Employers’ liability insurance
As soon as you become an employer, you must also have employers’ liability insurance from an authorised insurer, covering you for up to £5million – unless you employ only closely-related family. This is to cover any compensation you may have to pay to staff who become ill or die as a result of their employment with you. You can be fined £2,500 per day for every day you aren’t properly insured. Find an authorised insurer on the Financial Conduct Authority register.
You don’t need a solicitor to get employers’ liability insurance, but you will need legal advice if an employee makes a liability claim against you, you are being investigated by the HSE or local authority, or you suspect a fraudulent claim.
Pensions
You must provide a workplace pension to enrol staff who are eligible. Eligible staff will be those:
- Earning at least £10,000 a year, and
- Who normally work in the UK.
How much you and your employee pays into the pension will be dependent on the relevant pension scheme.
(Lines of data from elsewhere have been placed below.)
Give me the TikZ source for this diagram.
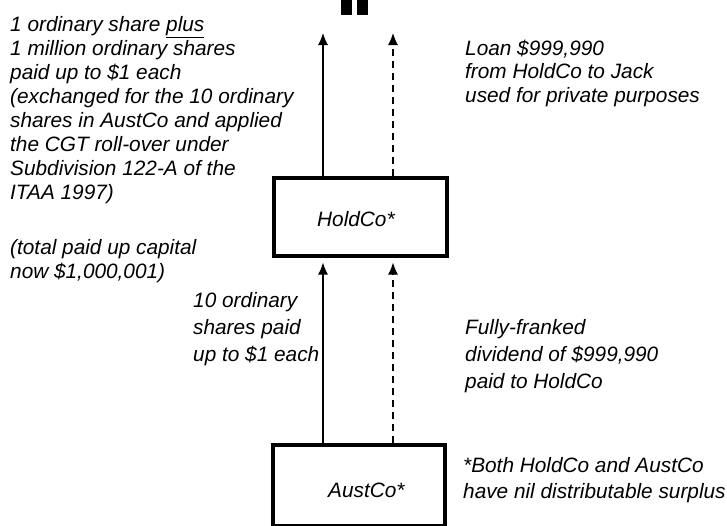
\documentclass[tikz,border=0pt]{standalone}
\usepackage{fontspec}
\setmainfont{Liberation Sans}
\usetikzlibrary{arrows.meta}
\begin{document}
\begin{tikzpicture}[x=1pt,y=-1pt,
  txt/.style={font=\fontsize{20.8}{24}\selectfont\itshape, inner sep=0pt, anchor=base west},
  boxnode/.style={draw, line width=3.2pt, inner sep=0pt},
  arr/.style={line width=1.2pt, -{Latex[length=12pt,width=10pt]}},
  darr/.style={arr, dash pattern=on 7pt off 5pt}]
\useasboundingbox (0,0) rectangle (727,525);
\clip (0,0) rectangle (727,525);

% partial figure at top
\fill (341,0) rectangle (352,15);
\fill (357,0) rectangle (368,15);

% boxes
\node[boxnode, minimum width=173pt, minimum height=78pt] (hold) at (360.5,217) {};
\node[txt] (holdlbl) at (317,226.5) {HoldCo*};
\node[boxnode, minimum width=172pt, minimum height=81pt] (aust) at (359,485.5) {};
\node[txt] (austlbl) at (328,497) {AustCo*};

% arrow coordinates
\coordinate (tipS) at (323,33);
\coordinate (tipD) at (393,33);

\draw[arr] (hold.north -| tipS) -- (tipS);
\draw[darr] (hold.north -| tipD) -- (tipD);
\draw[arr, shorten >=5pt] (aust.north -| tipS) -- (hold.south -| tipS);
\draw[darr, shorten >=5pt] (aust.north -| tipD) -- (hold.south -| tipD);

% left text block
\node[txt] (l1) at (10,31) {1 ordinary share \underline{plus}};
\node[txt] (l2) at (10,55) {1 million ordinary shares};
\node[txt] (l3) at (10,79) {paid up to \$1 each};
\node[txt] (l4) at (10,103) {(exchanged for the 10 ordinary};
\node[txt] (l5) at (10,127) {shares in AustCo and applied};
\node[txt] (l6) at (10,151) {the CGT roll-over under};
\node[txt] (l7) at (10,175) {Subdivision 122-A of the};
\node[txt] (l8) at (10,199) {ITAA 1997)};
\node[txt] (l9) at (10,254) {(total paid up capital};
\node[txt] (l10) at (10,278) {now \$1,000,001)};

% loan text
\node[txt] (r1) at (465,55) {Loan \$999,990};
\node[txt] (r2) at (465,78.5) {from HoldCo to Jack};
\node[txt] (r3) at (465,102) {used for private purposes};

% 10 ordinary shares
\node[txt] (m1) at (193,307) {10 ordinary};
\node[txt] (m2) at (193,334) {shares paid};
\node[txt] (m3) at (193,361) {up to \$1 each};

% dividend
\node[txt] (d1) at (465,334) {Fully-franked};
\node[txt] (d2) at (465,361) {dividend of \$999,990};
\node[txt] (d3) at (465,388) {paid to HoldCo};

% note
\node[txt] (n1) at (463,472) {*Both HoldCo and AustCo};
\node[txt] (n2) at (463,498) {have nil distributable surplus};
\end{tikzpicture}
\end{document}
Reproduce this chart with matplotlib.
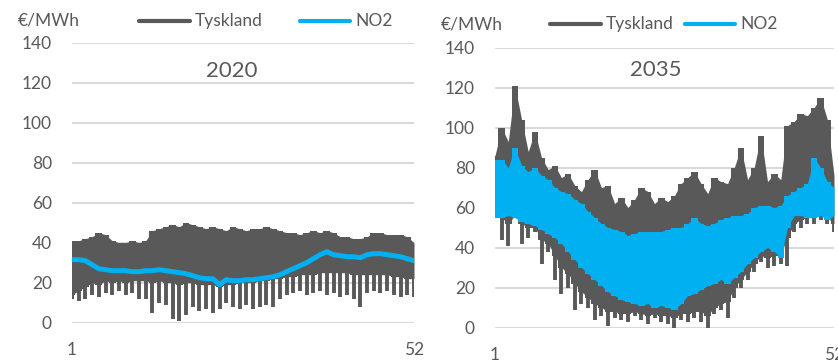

The government has produced lots of useful information on workplace pensions for new employers, including what you have to do (and when). Other useful sources are the workplace pensions page on the government website and Pensions Regulator which is the workplace pension scheme set up by the government.
You don’t need a solicitor to set up and enrol eligible employees in a pension scheme – you can do it through a third party or agent. However, if you’re unsure of your legal obligations on auto-enrolment, what happens with occupational and final salary pensions, an employee raises a pension grievance, or you have other commercial issues that may affect any pension schemes, then it’s advisable to get legal advice.